Presumably, if you ran additional passes the output sequence would have been even closer to the desired values of 10, 20, 30, and 40.

Thus, adaptive networks can be specified, simulated, and finally trained with `adapt`. However, the outstanding value of adaptive networks lies in their use to perform a particular function, such as prediction or noise cancelation.

#### Prediction Example

Suppose that you want to use an adaptive filter to predict the next value of a stationary random process, p(t). You can use the network shown in the following figure to do this prediction. The signal to be predicted, p(t), enters from the left into a tapped delay line. The previous two values of p(t) are available as outputs from the tapped delay line. The network uses `adapt` to change the weights on each time step so as to minimize the error e(t) on the far right. If this error is 0, the network output a(t) is exactly equal to p(t), and the network has done its prediction properly.

Given the autocorrelation function of the stationary random process p(t), you can calculate the error surface, the maximum learning rate, and the optimum values of the weights. Commonly, of course, you do not have detailed information about the random process, so these calculations cannot be performed. This lack does not matter to the network.
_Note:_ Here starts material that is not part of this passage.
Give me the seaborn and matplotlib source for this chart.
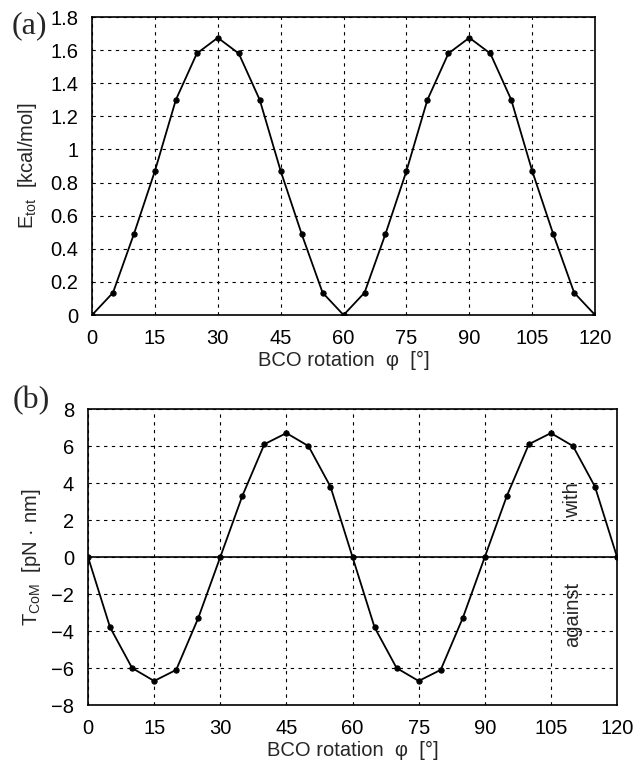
import numpy as np
import pandas as pd
import matplotlib
matplotlib.use("Agg")
import matplotlib.pyplot as plt
import seaborn as sns

# rotation angle (deg), sampled every 5 degrees
phi = [0, 5, 10, 15, 20, 25, 30, 35, 40, 45, 50, 55, 60,
       65, 70, 75, 80, 85, 90, 95, 100, 105, 110, 115, 120]

# (a) total energy [kcal/mol]
e_tot = [0.0, 0.135, 0.49, 0.87, 1.30, 1.58, 1.675, 1.58, 1.30, 0.87, 0.49, 0.135, 0.0,
         0.135, 0.49, 0.87, 1.30, 1.58, 1.675, 1.58, 1.30, 0.87, 0.49, 0.135, 0.0]

# (b) torque [pN nm]
t_com = [0.0, -3.8, -6.0, -6.7, -6.1, -3.3, 0.0, 3.3, 6.1, 6.7, 6.0, 3.8, 0.0,
         -3.8, -6.0, -6.7, -6.1, -3.3, 0.0, 3.3, 6.1, 6.7, 6.0, 3.8, 0.0]

xticks = [0, 15, 30, 45, 60, 75, 90, 105, 120]
yticks_a = [0, 0.2, 0.4, 0.6, 0.8, 1.0, 1.2, 1.4, 1.6, 1.8]
yticks_a_lbl = ["0", "0.2", "0.4", "0.6", "0.8", "1", "1.2", "1.4", "1.6", "1.8"]
yticks_b = [-8, -6, -4, -2, 0, 2, 4, 6, 8]
yticks_b_lbl = ["\u22128", "\u22126", "\u22124", "\u22122", "0", "2", "4", "6", "8"]

df = pd.DataFrame({"phi": phi, "E": e_tot, "T": t_com})

sns.set_style("white")
plt.rcParams["font.family"] = ["Liberation Sans", "DejaVu Sans"]
plt.rcParams["mathtext.fontset"] = "custom"
plt.rcParams["mathtext.rm"] = "Liberation Sans"
plt.rcParams["mathtext.it"] = "Liberation Sans"

fig = plt.figure(figsize=(6.36, 7.68), dpi=100)
ax1 = fig.add_axes([0.1447, 0.5898, 0.791, 0.388])
ax2 = fig.add_axes([0.1384, 0.0820, 0.8318, 0.3854])

FS = 14.5

def style(ax):
    ax.set_xlim(0, 120)
    ax.set_xticks(xticks)
    ax.grid(True, color="black", linestyle=(0, (3, 4)), linewidth=0.8)
    for s in ax.spines.values():
        s.set_color("black")
        s.set_linewidth(1.2)
    ax.tick_params(labelsize=FS, length=0, pad=10, colors="black")
    ax.set_xlabel("BCO rotation  \u03c6  [\u00b0]", fontsize=FS, labelpad=2)

sns.lineplot(data=df, x="phi", y="E", ax=ax1, color="black", linewidth=1.3,
             marker="o", markersize=3.8, markeredgecolor="black")
style(ax1)
ax1.set_ylim(0, 1.8)
ax1.set_yticks(yticks_a)
ax1.set_yticklabels(yticks_a_lbl)
ax1.set_ylabel("E$_{\\rm tot}$  [kcal/mol]", fontsize=FS, labelpad=8)

sns.lineplot(data=df, x="phi", y="T", ax=ax2, color="black", linewidth=1.3,
             marker="o", markersize=3.8, markeredgecolor="black")
style(ax2)
ax2.axhline(0, color="black", linewidth=1.2)
ax2.set_ylim(-8, 8)
ax2.set_yticks(yticks_b)
ax2.set_yticklabels(yticks_b_lbl)
ax2.set_ylabel("T$_{\\rm CoM}$  [pN \u00b7 nm]", fontsize=FS, labelpad=6)

ax2.text(110, 3.1, "with", rotation=90, ha="center", va="center", fontsize=FS)
ax2.text(110, -3.1, "against", rotation=90, ha="center", va="center", fontsize=FS)

serif = ["Liberation Serif", "DejaVu Serif"]
fig.text(0.018, 0.986, "(a)", fontsize=23, family=serif, va="top")
fig.text(0.020, 0.497, "(b)", fontsize=23, family=serif, va="top")

fig.savefig("out.png", dpi=100)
After it is initialized and operating, the network adapts at each time step to minimize the error and in a relatively short time is able to predict the input p(t).
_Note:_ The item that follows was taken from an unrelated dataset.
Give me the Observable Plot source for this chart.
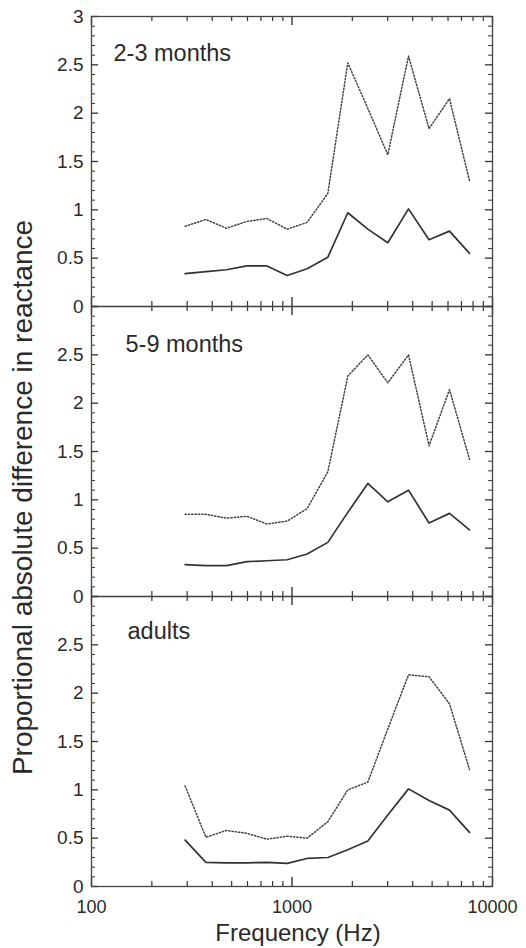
<!DOCTYPE html>
<html><head><meta charset="utf-8">
<script src="https://cdn.jsdelivr.net/npm/d3@7"></script>
<script src="https://cdn.jsdelivr.net/npm/@observablehq/plot@0.6"></script>
<style>body{margin:0;background:#fff}svg{display:block}</style>
</head><body><div id="chart"></div>
<script>
const panels = ["2-3 months", "5-9 months", "adults"];
const freqs = [293, 372, 471, 595, 750, 946, 1190, 1509, 1898, 2389, 3005, 3811, 4825, 6103, 7679];
const solid23  = [0.34, 0.36, 0.38, 0.42, 0.42, 0.32, 0.39, 0.51, 0.97, 0.80, 0.66, 1.01, 0.69, 0.78, 0.55];
const dotted23 = [0.83, 0.90, 0.81, 0.88, 0.91, 0.80, 0.87, 1.17, 2.52, 2.05, 1.57, 2.59, 1.84, 2.15, 1.30];
const solid59  = [0.33, 0.32, 0.32, 0.36, 0.37, 0.38, 0.44, 0.56, 0.87, 1.17, 0.98, 1.10, 0.76, 0.86, 0.69];
const dotted59 = [0.85, 0.85, 0.81, 0.83, 0.75, 0.78, 0.91, 1.29, 2.28, 2.50, 2.21, 2.50, 1.56, 2.14, 1.42];
const solidAd  = [0.48, 0.25, 0.245, 0.245, 0.25, 0.24, 0.29, 0.30, 0.38, 0.47, 0.74, 1.01, 0.89, 0.79, 0.56];
const dottedAd = [1.04, 0.51, 0.58, 0.55, 0.49, 0.52, 0.50, 0.67, 1.00, 1.08, 1.63, 2.19, 2.17, 1.89, 1.21];
const xTickLabels = [100, 1000, 10000];
const xMinorTicks = [200, 300, 400, 500, 600, 700, 800, 900, 2000, 3000, 4000, 5000, 6000, 7000, 8000, 9000];
const yTickLabels = ["0", "0.5", "1", "1.5", "2", "2.5", "3"];
const yMajorTicks = [0, 0.5, 1, 1.5, 2, 2.5, 3];
const yMinorTicks = [0.1,0.2,0.3,0.4,0.6,0.7,0.8,0.9,1.1,1.2,1.3,1.4,1.6,1.7,1.8,1.9,2.1,2.2,2.3,2.4,2.6,2.7,2.8,2.9];
const xTitle = "Frequency (Hz)";
const yTitle = "Proportional absolute difference in reactance";

const seriesByPanel = [[solid23, dotted23], [solid59, dotted59], [solidAd, dottedAd]];
const rows = [];
panels.forEach((p, pi) => {
  ["solid", "dotted"].forEach((s, si) => {
    freqs.forEach((f, i) => rows.push({panel: p, series: s, f, v: seriesByPanel[pi][si][i]}));
  });
});
const yLabelRows = [];
panels.forEach((p, pi) => {
  yMajorTicks.forEach((v, i) => { if (pi === 0 || v < 3) yLabelRows.push({panel: p, v, t: yTickLabels[i]}); });
});

const W = 526, H = 948, ML = 91, MR = 34, MT = 16, MB = 62;
const PW = W - ML - MR;
const PH = (H - MT - MB) / 3;
const FONT = "'Liberation Sans', Arial, Helvetica, sans-serif";
const ink = "#2a2a2a";

const chart = Plot.plot({
  width: W, height: H,
  marginLeft: ML, marginRight: MR, marginTop: MT, marginBottom: MB,
  style: {fontFamily: FONT, color: ink, background: "#fff"},
  x: {type: "log", domain: [100, 10000], axis: null},
  y: {domain: [0, 3], axis: null},
  fy: {domain: panels, axis: null, padding: 0},
  marks: [
    Plot.tickY(yMajorTicks, {y: d => d, insetRight: PW - 7, stroke: "#333", strokeWidth: 1.3}),
    Plot.tickY(yMajorTicks, {y: d => d, insetLeft: PW - 7, stroke: "#333", strokeWidth: 1.3}),
    Plot.tickY(yMinorTicks, {y: d => d, insetRight: PW - 4, stroke: "#444", strokeWidth: 1.1}),
    Plot.tickY(yMinorTicks, {y: d => d, insetLeft: PW - 4, stroke: "#444", strokeWidth: 1.1}),
    Plot.tickX(xMinorTicks, {x: d => d, insetTop: PH - 5, stroke: "#333", strokeWidth: 1.2}),
    Plot.tickX(xMinorTicks, {x: d => d, insetBottom: PH - 5, stroke: "#333", strokeWidth: 1.2}),
    Plot.tickX(xTickLabels, {x: d => d, insetTop: PH - 9, stroke: "#333", strokeWidth: 1.4}),
    Plot.tickX(xTickLabels, {x: d => d, insetBottom: PH - 9, stroke: "#333", strokeWidth: 1.4}),
    Plot.frame({stroke: "#444", strokeWidth: 1.3}),
    Plot.line(rows.filter(d => d.series === "solid"), {x: "f", y: "v", fy: "panel", stroke: "#333", strokeWidth: 1.7}),
    Plot.line(rows.filter(d => d.series === "dotted"), {x: "f", y: "v", fy: "panel", stroke: "#444", strokeWidth: 1.5, strokeDasharray: "1.3 2"}),
    Plot.text(yLabelRows, {y: "v", fy: "panel", text: "t", frameAnchor: "left", textAnchor: "end", dx: -8, fontSize: 19, fill: ink}),
    Plot.text([panels[0]], {fy: d => d, text: d => d, frameAnchor: "top-left", textAnchor: "start", lineAnchor: "bottom", dx: 22, dy: 44, fontSize: 23.5, fill: ink}),
    Plot.text([panels[1]], {fy: d => d, text: d => d, frameAnchor: "top-left", textAnchor: "start", lineAnchor: "bottom", dx: 34, dy: 45, fontSize: 23.5, fill: ink}),
    Plot.text([panels[2]], {fy: d => d, text: d => d, frameAnchor: "top-left", textAnchor: "start", lineAnchor: "bottom", dx: 36, dy: 42, fontSize: 23.5, fill: ink}),
    Plot.text(xTickLabels.map(v => ({v, panel: panels[2]})), {x: "v", fy: "panel", text: d => String(d.v), frameAnchor: "bottom", lineAnchor: "bottom", dy: 26, fontSize: 18, fill: ink}),
    Plot.text([xTitle], {fy: () => panels[2], text: d => d, frameAnchor: "bottom", lineAnchor: "bottom", dx: 6, dy: 54, fontSize: 24, fill: ink}),
    Plot.text([yTitle], {fy: () => panels[1], text: d => d, frameAnchor: "left", textAnchor: "middle", rotate: -90, dx: -68, dy: 46, fontSize: 28, fill: ink, ariaLabel: "ytitle"})
  ]
});
document.getElementById("chart").appendChild(chart);
const yt = chart.querySelector('text[aria-label="ytitle"]');
if (yt) yt.setAttribute("textLength", 566);
</script>
</body></html>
Chapter 10 of [HDB96] presents this problem, goes through the analysis, and shows the weight trajectory during training. The network finds the optimum weights on its own without any difficulty whatsoever.
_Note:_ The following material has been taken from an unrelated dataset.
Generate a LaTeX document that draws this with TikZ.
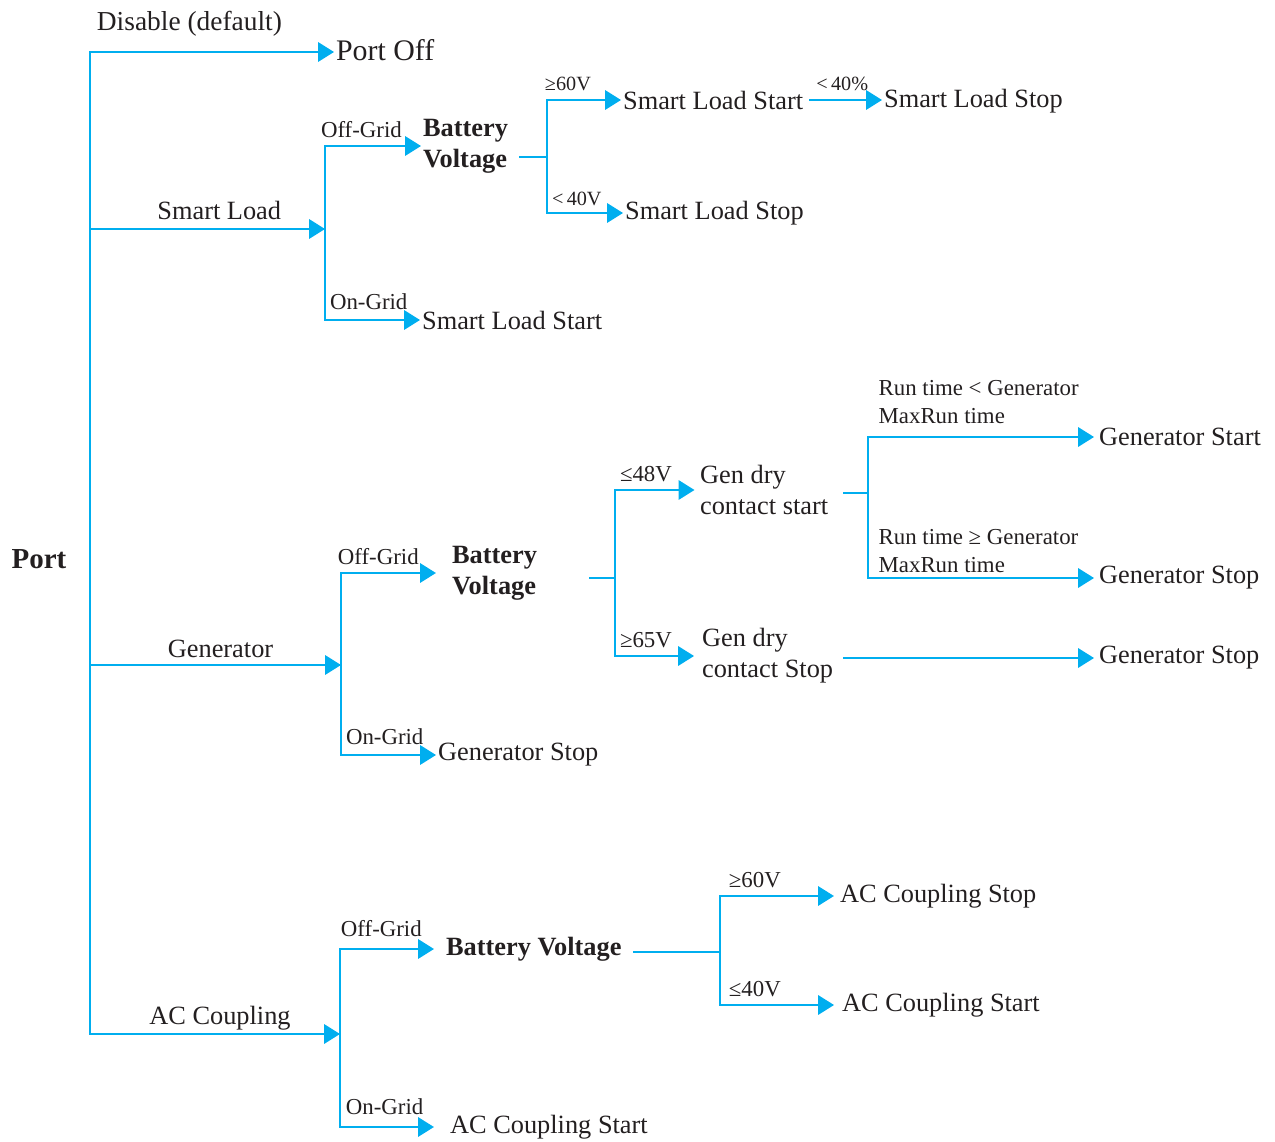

You also can try the example `nnd10nc` to see an adaptive noise cancelation program example in action. This example allows you to pick a learning rate and momentum (see Multilayer Shallow Neural Networks and Backpropagation Training), and shows the learning trajectory, and the original and cancelation signals versus time.

#### Noise Cancelation Example

Consider a pilot in an airplane. When the pilot speaks into a microphone, the engine noise in the cockpit combines with the voice signal. This additional noise makes the resultant signal heard by passengers of low quality. The goal is to obtain a signal that contains the pilot's voice, but not the engine noise. You can cancel the noise with an adaptive filter if you obtain a sample of the engine noise and apply it as the input to the adaptive filter. As the preceding figure shows, you adaptively train the neural linear network to predict the combined pilot/engine signal m from an engine signal n. The engine signal n does not tell the adaptive network anything about the pilot's voice signal contained in m. However, the engine signal n does give the network information it can use to predict the engine's contribution to the pilot/engine signal m.

The network does its best to output m adaptively. In this case, the network can only predict the engine interference noise in the pilot/engine signal m. The network error e is equal to m, the pilot/engine signal, minus the predicted contaminating engine noise signal. Thus, e contains only the pilot's voice. The linear adaptive network adaptively learns to cancel the engine noise.

Such adaptive noise canceling generally does a better job than a classical filter, because it subtracts from the signal rather than filtering it out the noise of the signal m.

You might want to use more than one neuron in an adaptive system, so you need some additional notation. You can use a tapped delay line with S linear neurons, as shown in the next figure. Alternatively, you can represent this same network in abbreviated form. If you want to show more of the detail of the tapped delay line—and there are not too many delays—you can use the following notation: Here, a tapped delay line sends to the weight matrix:

• The current signal

• The previous signal

• The signal delayed before that

You could have a longer list, and some delay values could be omitted if desired. The only requirement is that the delays must appears in increasing order as they go from top to bottom.